State CIOs need strong governance model

I’ve repeatedly said the chief information officer governance model is critical to a CIO’s success, or lack thereof. That model must include the authority and position of the CIO in the state organizational structure, and the visible and active support of the governor — effectively the state “CEO.”

Ed Toner, Nebraska CIO
Ed Toner, Nebraska state chief information officer

Take Washington state, for example. It’s a federated state IT organization, decentralized, spread out, and very difficult to consolidate with resistance going back forever. However, Jim Weaver, its new state CIO and the fourth person to hold that position in three years, does have a cabinet-level position now so hopefully he can turn things around.

Weaver and my guests this week were all at the National Association of State Chief Information Officers’ (NASCIO) Midyear Conference earlier this month at National Harbor, just outside of Washington, D.C., which coincides with the organization’s 50th anniversary.

While there I caught up with Ed Toner, chief information officer for the state of Nebraska. He was also featured on our regular weekly radio program last December and is always interesting and fun to speak with, not to mention his accomplishments in the cornhusker state are quite impressive.

Toner explained how crucial Weaver’s cabinet-level position is.

“It is important to have that direct seat at the table. It’s very much like being on a board where you’re at the same level as every agency director that is a cabinet agency,” Toner said. “And so, our governor specifically gives me time at those meetings, at his cabinet meetings to talk technology.”

He also related that those cabinet meetings are a great way to get the others cabinet agency directors’ input on how Toner’s organization is performing.

“It’s a great opportunity because they don’t mind telling me when things are going wrong,” he said.

NASCIO format highlights state-vendor partnerships

The conference also allowed me to meet with Mark Raymond, Connecticut state CIO, whose eight years in office make him among the longest serving CIOs in the country. He said the NASCIO conference’s value is in its collaboration and sharing of ideas, as well as reuniting with old friends.

Mark Raymond, John Thomas Flynn, NASCIO conference
Mark Raymond, left, Connecticut state chief information officer, speaks with Ask the CIO: SLED Edition host John Thomas Flynn at the 2019 NASCIO midyear conference.

He also described meeting new companies and hearing what innovations they bring into the space.

“I always go to each NASCIO conference trying to learn two new things, and to help someone in two areas where we may have cracked the code and they need some help,” he said. “So that’s been a constant for me.”

Raymond appreciated the event’s new format highlighting state and vendor partnerships for successful collaboration. He added that having specific examples was a valuable aspect.

“It’s very informative and it’s always nice to see somebody who’s done it before and done it well, a different road bringing in vendors to talk about their projects,” he said.
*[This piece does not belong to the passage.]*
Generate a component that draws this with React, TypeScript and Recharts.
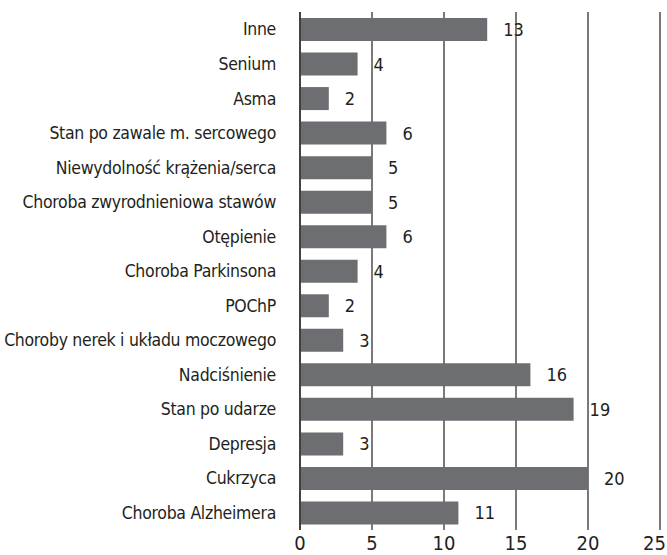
import { BarChart, Bar, XAxis, YAxis, CartesianGrid, LabelList } from 'recharts';

const categories = [
  'Inne',
  'Senium',
  'Asma',
  'Stan po zawale m. sercowego',
  'Niewydolność krążenia/serca',
  'Choroba zwyrodnieniowa stawów',
  'Otępienie',
  'Choroba Parkinsona',
  'POChP',
  'Choroby nerek i układu moczowego',
  'Nadciśnienie',
  'Stan po udarze',
  'Depresja',
  'Cukrzyca',
  'Choroba Alzheimera',
];

const counts = [13, 4, 2, 6, 5, 5, 6, 4, 2, 3, 16, 19, 3, 20, 11];

const xTicks = [0, 5, 10, 15, 20, 25];

const data = categories.map((name, i) => ({ name, value: counts[i] }));

const FONT = '"DejaVu Sans Condensed", "DejaVu Sans", sans-serif';
const INK = '#231f20';

// value label sits a bit to the right of the bar end
const ValueLabel = (props: any) => {
  const { x, y, width, height, value } = props;
  return (
    <text
      x={x + width + 16}
      y={y + height / 2}
      dy="0.36em"
      fill={INK}
      fontSize={18}
      fontFamily={FONT}
      textAnchor="start"
    >
      {value}
    </text>
  );
};

// last tick would run off the right edge, so anchor it at its end
const XTick = (props: any) => {
  const { x, y, payload } = props;
  const last = payload.value === xTicks[xTicks.length - 1];
  return (
    <text
      x={last ? x + 6 : x}
      y={y}
      dy="0.71em"
      fill={INK}
      fontSize={20}
      fontFamily={FONT}
      textAnchor={last ? 'end' : 'middle'}
    >
      {payload.value}
    </text>
  );
};

export default function App() {
  return (
    <div style={{ position: 'absolute', left: 0, top: 0, background: '#fff' }}>
      <BarChart
        width={667}
        height={555}
        data={data}
        layout="vertical"
        margin={{ top: 12, right: 7, bottom: 0, left: 0 }}
        barSize={23}
      >
        <CartesianGrid horizontal={false} stroke={INK} strokeWidth={1.2} />
        <XAxis
          type="number"
          domain={[0, 25]}
          ticks={xTicks}
          axisLine={false}
          tickLine={false}
          tickSize={0}
          tickMargin={6}
          height={25}
          interval={0}
          tick={<XTick />}
        />
        <YAxis
          type="category"
          dataKey="name"
          width={300}
          axisLine={{ stroke: INK, strokeWidth: 1.2 }}
          tickLine={false}
          tickSize={0}
          tickMargin={24}
          interval={0}
          tick={{ fill: INK, fontSize: 17.5, fontFamily: FONT, letterSpacing: -0.3 }}
        />
        <Bar dataKey="value" fill="#6d6e71" isAnimationActive={false}>
          <LabelList dataKey="value" content={ValueLabel} />
        </Bar>
      </BarChart>
    </div>
  );
}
Touching on the greatest changes he’s seen since first taking office back in 2011, Raymond said it was the idea that there is a new normal of smaller government and leaning towards a citizen-focused government, while also leveraging public resources. He observed that the biggest recent change has been his IT organization looking across the boundaries and redefining its mission to be an enterprise government mission, not just an agency and a program mission.

“Interest in that topic, the advancement of that topic, whether it’s around identity management, security, or programmatic outcomes and the interplay between our agencies and in their programs, I think has been the biggest change that we’ve seen lately,” he said.